Convaincue de son action, Danielle reste toutefois à l’écoute de sa famille. Depuis quelque temps, elle a arrêté d’héberger la semaine et accueille deux à trois réfugiés chez elle, mais uniquement le week-end. Ne parlant pas anglais, elle communique avec ses invités via Google Translate. De la voix robotique de Google ou des messages WhatsApp, naissent parfois des relations très fortes. “Je suis en contact toutes les semaines avec les premiers que j’ai accueillis. Certains ont laissé des valises chez moi et dès qu’ils ont réussi à passer en Angleterre, je les leur envoie, avec parfois des petits cadeaux comme des chocolats et des biscuits.” Quand elle reçoit enfin l’appel de l’un d’entre eux lui annonçant son arrivée outre-Manche, l’émotion est indescriptible: “C’est difficile à expliquer, je ris et je pleure en même temps”.
Deux ans plus tard…
Pour Anne-Catherine, cet engagement très fort dans lequel se plongent certaines familles n’est, à long terme, ni possible, ni sain. “Ça fait plus de deux ans qu’on a commencé à héberger. Après autant de temps, on n’imaginait pas qu’on en serait encore là, on pensait qu’il y aurait une prise de conscience et des décisions de la part du politique. Ce n’est pas normal qu’on fasse ça, ce n’est pas le rôle des citoyens de sauver la vie de ces gens.” D’une simple douche, d’un lit et d’une tasse de thé, l’accueil des réfugiés a aussi évolué vers un plus grand investissement. “On va avec eux dans les centres fermés, on leur donne accès à leurs droits de justice, à l’information, on les accompagne dans leurs demandes d’asile… avec ce que ça implique au niveau émotionnel. Cet investissement prend du temps et change certainement les équilibres dans les familles.”

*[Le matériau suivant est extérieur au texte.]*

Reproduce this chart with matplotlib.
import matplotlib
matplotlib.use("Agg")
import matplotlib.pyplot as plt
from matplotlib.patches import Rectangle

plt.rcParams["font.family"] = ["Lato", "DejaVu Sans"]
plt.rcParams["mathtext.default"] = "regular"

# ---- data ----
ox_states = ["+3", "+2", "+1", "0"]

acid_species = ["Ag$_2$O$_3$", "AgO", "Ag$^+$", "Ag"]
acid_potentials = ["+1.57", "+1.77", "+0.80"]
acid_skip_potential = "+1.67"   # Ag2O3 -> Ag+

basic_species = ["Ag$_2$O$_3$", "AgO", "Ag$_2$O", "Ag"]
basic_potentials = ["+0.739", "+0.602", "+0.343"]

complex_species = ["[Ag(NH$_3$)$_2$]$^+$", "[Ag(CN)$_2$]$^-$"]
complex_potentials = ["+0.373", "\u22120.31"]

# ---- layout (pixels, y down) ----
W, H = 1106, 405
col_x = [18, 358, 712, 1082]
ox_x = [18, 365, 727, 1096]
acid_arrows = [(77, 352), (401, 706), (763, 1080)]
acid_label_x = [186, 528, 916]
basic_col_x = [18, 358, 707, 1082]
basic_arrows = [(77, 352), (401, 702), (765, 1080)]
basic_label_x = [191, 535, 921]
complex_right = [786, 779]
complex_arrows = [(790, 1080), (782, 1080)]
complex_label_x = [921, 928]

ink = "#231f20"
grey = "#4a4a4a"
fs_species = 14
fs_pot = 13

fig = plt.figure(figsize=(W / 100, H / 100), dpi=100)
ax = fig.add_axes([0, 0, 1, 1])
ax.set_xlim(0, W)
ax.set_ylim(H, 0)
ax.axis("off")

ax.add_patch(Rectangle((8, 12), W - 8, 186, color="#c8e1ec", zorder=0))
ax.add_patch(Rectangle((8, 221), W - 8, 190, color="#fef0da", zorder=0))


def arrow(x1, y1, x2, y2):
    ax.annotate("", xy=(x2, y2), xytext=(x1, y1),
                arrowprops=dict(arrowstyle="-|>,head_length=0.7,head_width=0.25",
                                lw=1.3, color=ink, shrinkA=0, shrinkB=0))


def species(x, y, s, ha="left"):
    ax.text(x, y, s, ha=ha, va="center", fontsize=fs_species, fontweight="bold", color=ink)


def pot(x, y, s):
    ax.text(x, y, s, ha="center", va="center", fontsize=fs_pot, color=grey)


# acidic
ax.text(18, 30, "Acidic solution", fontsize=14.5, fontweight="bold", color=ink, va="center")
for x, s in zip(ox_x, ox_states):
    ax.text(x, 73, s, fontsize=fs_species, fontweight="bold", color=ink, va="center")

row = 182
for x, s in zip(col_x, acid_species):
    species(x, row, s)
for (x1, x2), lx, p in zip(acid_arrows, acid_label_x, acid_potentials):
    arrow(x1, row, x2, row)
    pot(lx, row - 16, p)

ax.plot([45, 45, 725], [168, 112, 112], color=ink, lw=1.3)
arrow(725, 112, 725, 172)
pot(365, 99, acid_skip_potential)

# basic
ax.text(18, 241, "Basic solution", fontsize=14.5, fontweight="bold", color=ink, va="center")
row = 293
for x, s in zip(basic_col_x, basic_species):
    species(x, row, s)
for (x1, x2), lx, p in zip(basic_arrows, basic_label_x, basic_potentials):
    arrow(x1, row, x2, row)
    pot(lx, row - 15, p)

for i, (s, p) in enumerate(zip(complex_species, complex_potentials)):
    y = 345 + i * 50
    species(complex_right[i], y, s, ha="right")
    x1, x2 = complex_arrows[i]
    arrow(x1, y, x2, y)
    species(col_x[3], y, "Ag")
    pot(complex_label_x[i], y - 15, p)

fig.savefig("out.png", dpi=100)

Dans celle de Danielle, le conflit ne sera peut-être jamais totalement résolu, mais la médiation aura permis à chacune d’entendre l’autre. “Je n’imaginais pas qu’avec le peu que j’ai à donner, ils soient si reconnaissants. Je me dis qu’on est utile, qu’on leur apporte de la sérénité, du confort et de la chaleur”, nous explique Danielle. À la fin de la projection, la salle applaudit avec émotion l’hébergeuse qui s’éclipse ensuite discrètement. Danielle n’est pas quelqu’un qui s’expose. Elle est une super-héroïne de l’ombre dont le monde a plus que jamais besoin.